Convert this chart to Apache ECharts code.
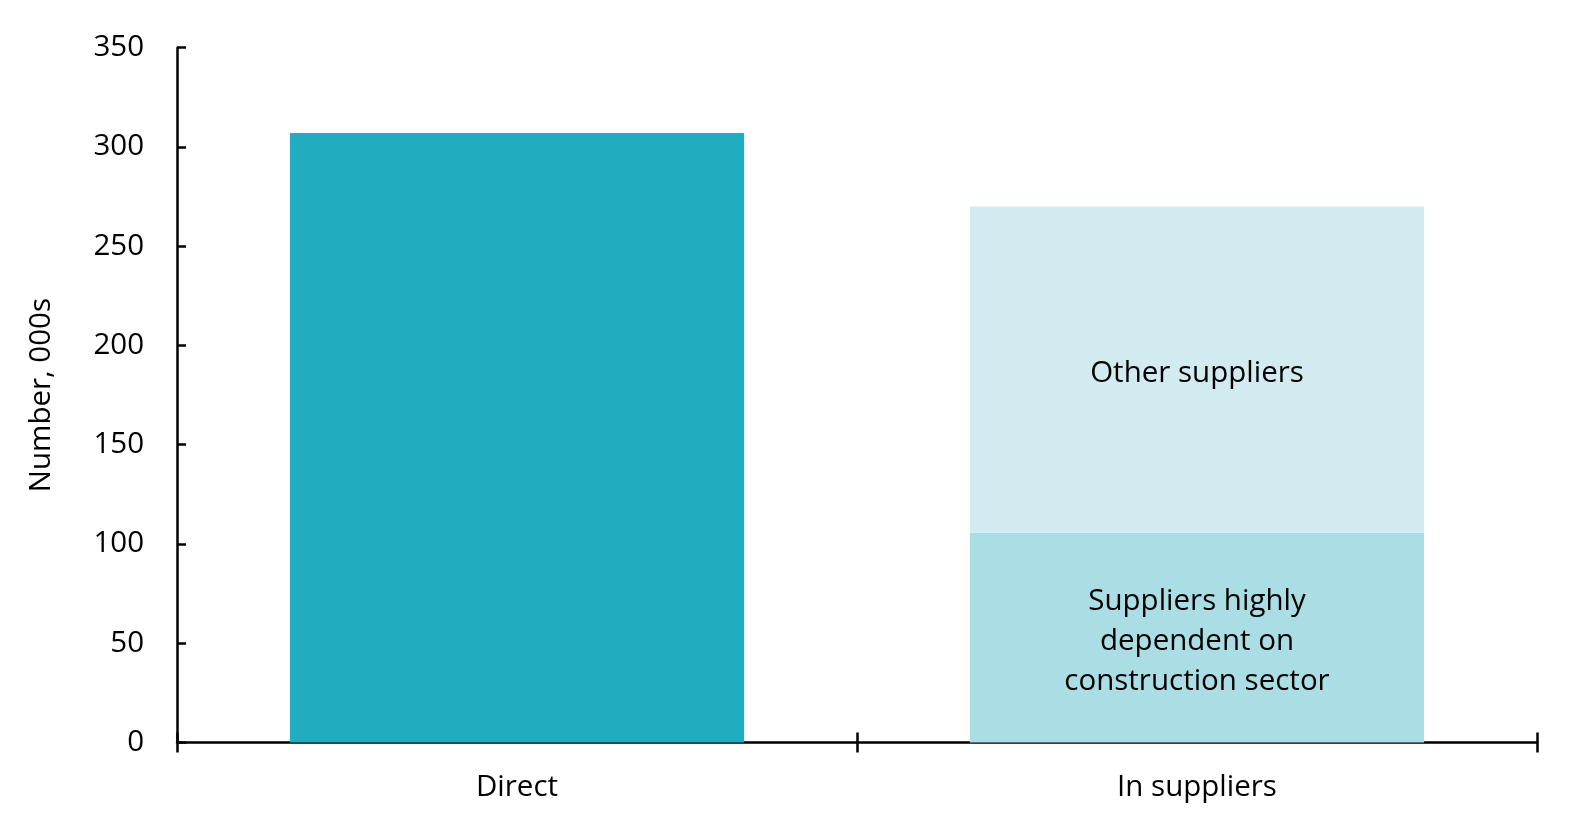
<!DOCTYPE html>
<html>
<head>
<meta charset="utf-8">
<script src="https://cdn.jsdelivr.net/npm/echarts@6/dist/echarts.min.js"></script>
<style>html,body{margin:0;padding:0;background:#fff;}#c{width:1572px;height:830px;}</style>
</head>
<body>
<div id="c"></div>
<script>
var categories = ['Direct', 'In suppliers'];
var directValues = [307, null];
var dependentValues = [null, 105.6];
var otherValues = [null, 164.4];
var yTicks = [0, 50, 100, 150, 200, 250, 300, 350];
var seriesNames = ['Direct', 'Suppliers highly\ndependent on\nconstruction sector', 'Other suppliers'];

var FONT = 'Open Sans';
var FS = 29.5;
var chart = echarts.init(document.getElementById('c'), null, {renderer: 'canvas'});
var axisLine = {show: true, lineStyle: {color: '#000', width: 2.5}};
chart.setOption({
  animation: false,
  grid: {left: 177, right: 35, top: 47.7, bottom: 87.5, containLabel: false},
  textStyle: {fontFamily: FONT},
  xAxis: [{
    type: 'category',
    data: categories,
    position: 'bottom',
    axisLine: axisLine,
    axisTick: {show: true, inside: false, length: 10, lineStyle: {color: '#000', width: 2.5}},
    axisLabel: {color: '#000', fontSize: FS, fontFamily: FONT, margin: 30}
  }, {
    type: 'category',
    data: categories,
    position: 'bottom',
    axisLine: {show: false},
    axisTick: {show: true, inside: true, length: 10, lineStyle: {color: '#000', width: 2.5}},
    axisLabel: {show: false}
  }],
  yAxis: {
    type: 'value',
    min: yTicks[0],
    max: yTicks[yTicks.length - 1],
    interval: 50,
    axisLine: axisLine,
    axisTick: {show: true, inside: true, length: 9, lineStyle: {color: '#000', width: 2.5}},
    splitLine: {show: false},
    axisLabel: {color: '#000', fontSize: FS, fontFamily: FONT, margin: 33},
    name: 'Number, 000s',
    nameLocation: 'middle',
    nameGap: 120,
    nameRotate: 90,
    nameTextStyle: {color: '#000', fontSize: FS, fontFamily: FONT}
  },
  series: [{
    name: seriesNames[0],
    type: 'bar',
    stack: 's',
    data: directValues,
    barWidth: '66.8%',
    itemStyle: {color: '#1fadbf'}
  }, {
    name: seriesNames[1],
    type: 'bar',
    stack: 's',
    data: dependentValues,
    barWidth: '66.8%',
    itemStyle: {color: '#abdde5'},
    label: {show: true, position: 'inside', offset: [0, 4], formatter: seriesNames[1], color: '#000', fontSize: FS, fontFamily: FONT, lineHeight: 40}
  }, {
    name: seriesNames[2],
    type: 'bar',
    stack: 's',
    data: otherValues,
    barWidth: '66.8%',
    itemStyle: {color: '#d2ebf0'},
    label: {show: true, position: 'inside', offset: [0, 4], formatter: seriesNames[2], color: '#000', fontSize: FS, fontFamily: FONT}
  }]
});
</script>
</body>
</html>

WORK REQUIRED:
Reproduce the listing exactly. Leave its pictures out.

REPLY:
Convert this chart to Apache ECharts code.
<!DOCTYPE html>
<html>
<head>
<meta charset="utf-8">
<script src="https://cdn.jsdelivr.net/npm/echarts@6/dist/echarts.min.js"></script>
<style>html,body{margin:0;padding:0;background:#fff;}#c{width:1572px;height:830px;}</style>
</head>
<body>
<div id="c"></div>
<script>
var categories = ['Direct', 'In suppliers'];
var directValues = [307, null];
var dependentValues = [null, 105.6];
var otherValues = [null, 164.4];
var yTicks = [0, 50, 100, 150, 200, 250, 300, 350];
var seriesNames = ['Direct', 'Suppliers highly\ndependent on\nconstruction sector', 'Other suppliers'];

var FONT = 'Open Sans';
var FS = 29.5;
var chart = echarts.init(document.getElementById('c'), null, {renderer: 'canvas'});
var axisLine = {show: true, lineStyle: {color: '#000', width: 2.5}};
chart.setOption({
  animation: false,
  grid: {left: 177, right: 35, top: 47.7, bottom: 87.5, containLabel: false},
  textStyle: {fontFamily: FONT},
  xAxis: [{
    type: 'category',
    data: categories,
    position: 'bottom',
    axisLine: axisLine,
    axisTick: {show: true, inside: false, length: 10, lineStyle: {color: '#000', width: 2.5}},
    axisLabel: {color: '#000', fontSize: FS, fontFamily: FONT, margin: 30}
  }, {
    type: 'category',
    data: categories,
    position: 'bottom',
    axisLine: {show: false},
    axisTick: {show: true, inside: true, length: 10, lineStyle: {color: '#000', width: 2.5}},
    axisLabel: {show: false}
  }],
  yAxis: {
    type: 'value',
    min: yTicks[0],
    max: yTicks[yTicks.length - 1],
    interval: 50,
    axisLine: axisLine,
    axisTick: {show: true, inside: true, length: 9, lineStyle: {color: '#000', width: 2.5}},
    splitLine: {show: false},
    axisLabel: {color: '#000', fontSize: FS, fontFamily: FONT, margin: 33},
    name: 'Number, 000s',
    nameLocation: 'middle',
    nameGap: 120,
    nameRotate: 90,
    nameTextStyle: {color: '#000', fontSize: FS, fontFamily: FONT}
  },
  series: [{
    name: seriesNames[0],
    type: 'bar',
    stack: 's',
    data: directValues,
    barWidth: '66.8%',
    itemStyle: {color: '#1fadbf'}
  }, {
    name: seriesNames[1],
    type: 'bar',
    stack: 's',
    data: dependentValues,
    barWidth: '66.8%',
    itemStyle: {color: '#abdde5'},
    label: {show: true, position: 'inside', offset: [0, 4], formatter: seriesNames[1], color: '#000', fontSize: FS, fontFamily: FONT, lineHeight: 40}
  }, {
    name: seriesNames[2],
    type: 'bar',
    stack: 's',
    data: otherValues,
    barWidth: '66.8%',
    itemStyle: {color: '#d2ebf0'},
    label: {show: true, position: 'inside', offset: [0, 4], formatter: seriesNames[2], color: '#000', fontSize: FS, fontFamily: FONT}
  }]
});
</script>
</body>
</html>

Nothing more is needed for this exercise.